Air rage: Bad behavior at 30,000 feet
People do disgusting and disruptive things on airplanes. They show little regard or patience for fellow passengers and their needs. Inconsiderate behavior on the part of passengers can make air travel an unpleasant hassle for everyone. The 2014 annual Expedia Airplane Etiquette Study ranked the top on-board etiquette violators as reported by passengers:
- Rear Seat Kicker: cited by 67 per cent of study respondents
- Inattentive Parents: 64 per cent
- The Aromatic Passenger: 56 per cent
- The Audio Insensitive (talking or music): 51 per cent
- The Boozer: 50 per cent
- Chatty Cathy: 43 per cent
Consider that up to 16 million Americans may have Intermittent Explosive Disorder, which causes them lash out inappropriately at people and things – and that’s when they’re nowhere near an airport. The Federal Aviation Administration defines air rage as a passenger’s explosive and unpredictable behavior occasioned by congested travel, unexpected delays, or negative interactions with other passengers and flight personnel. From this point of view, the list of etiquette violators doesn’t really fall within the air rage definition. But from a psychological point of view, the story is different.
Mental air rage, silent epidemic
What safety and health officials call “explosive air rage” spills out into the public sphere for everyone to witness; these are the verbal attacks on passengers and personnel by someone yelling profanities, threats, complaints, and insults. “Mental air rage,” on the other hand, is emotional and private. Most people try to suppress mental air rage and prevent it from showing publicly for various reasons including fear, embarrassment, rational self control or compassion. It’s psychologically very real even though it’s far less visible than its explosive counterpart.
Mental air rage is just one aspect of the stressed out feelings that go along with the uncertainties and negative emotions of travel and transportation. This charged negative emotional background exists below the surface of consciousness and can lead to a simmering feeling of resentment throughout the travel experience.
So it’s not just “that guy” who could blow up at an airline employee when his plane is delayed yet again. Any traveler faces a real risk that at an unpredictable moment the silent air rage simmering below the surface may spring out suddenly as full-blown explosive air rage.
Changes for the worse in passenger environment
Airlines contribute to harsh and unfriendly traveling conditions when their economic policies create an artificial climate of scarcity, competition and enmity among passengers.
The list of contributors to the deteriorating environment for airline passengers is a familiar one. Airlines have reduced legroom and seat width. Checked bag fees encourage passengers to bring more and more on board, leading to battles over limited storage space. The elimination of in-flight meals causes passengers to bring their own odorous food. Policies on personal electronic devices are unclear and inconsistently enforced. Bottomline, the cabins are overloaded.

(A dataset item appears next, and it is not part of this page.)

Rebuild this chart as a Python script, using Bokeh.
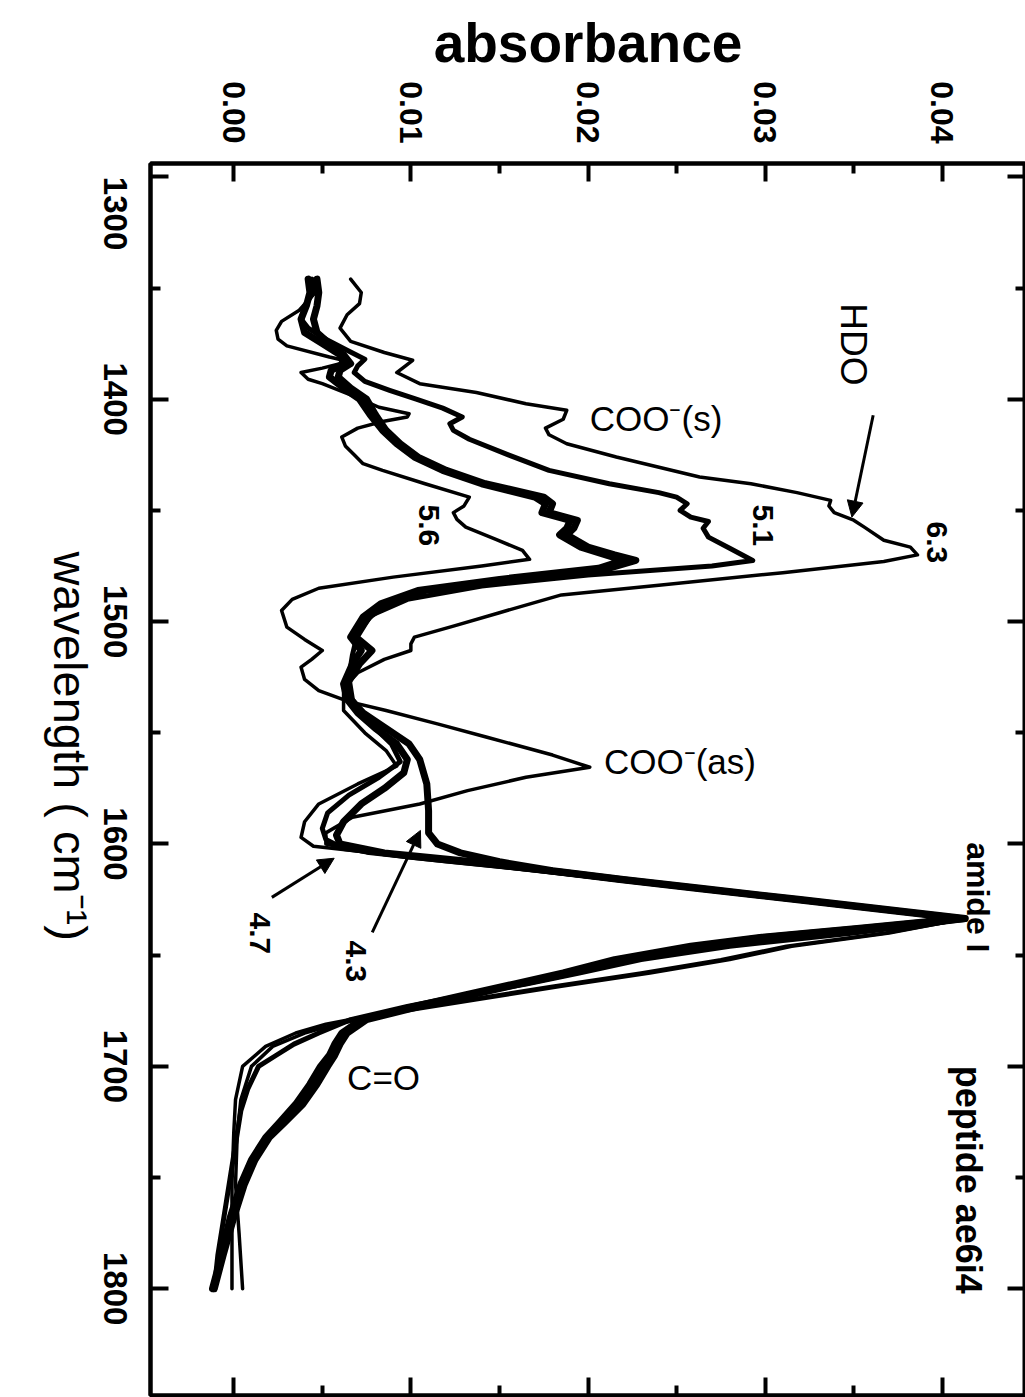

All of these factors increase the mental load on travelers. From there it’s a small step for inconsiderate actions to trigger negative and anti-social behaviors in waiting rooms, airplanes and lavatories. For instance, entering a lavatory on board an airplane and finding it in a disgusting used condition creates an emotional and psychological shock. We are not only repelled and annoyed, but we also feel aggressed against. This stressful situation can ratchet up the mental air rage.
How to peacefully prevent air rage
To reduce the unpleasantness of travel and the likelihood of air rage, passengers can bring things along to take care of their own comfort – reading materials, climate appropriate clothing, snacks, games and so on. Chatty passengers can form a mini-support group with one or more fellow travelers, sharing and consulting with each other on whatever travel problems are encountered. This tactic can help defuse stressful situations that could otherwise escalate. Even just having alternate scenarios worked out in case you don’t arrive when expected can minimize mental air rage.
My research suggests some ways airlines can help prevent these incidents as well, via more enlightened crowd management techniques:
When people are waiting, they should be provided with a continuous stream of updated information every five minutes via a variety of formats and media: electric board, signs, announcements, and face-to-face interactions.
Elevate the importance of the traveler’s comfort whenever implementing changes. Apologize if decent seating is unavailable. Make up for it by giving something else in return so the traveler doesn’t feel cheated or neglected.
Manage lines with more compassion. People shouldn’t stand in line when they can sit and wait. People shouldn’t have to compete physically with each other for an airplane seat
Follow compassionate principles to create a social group out of the anonymous people in the waiting room or on the airplane. Encourage discussion among the waiting people. Form a support group out of them so they can assist each other and give each other help, ideas, and support.
Airlines should train employees in techniques that can prevent air rage incidents in the first place as well as how safely to de-escalate episodes once they’ve begun. After all, air rage isn’t just another unpleasant aspect of traveling – it can put everyone onboard at risk.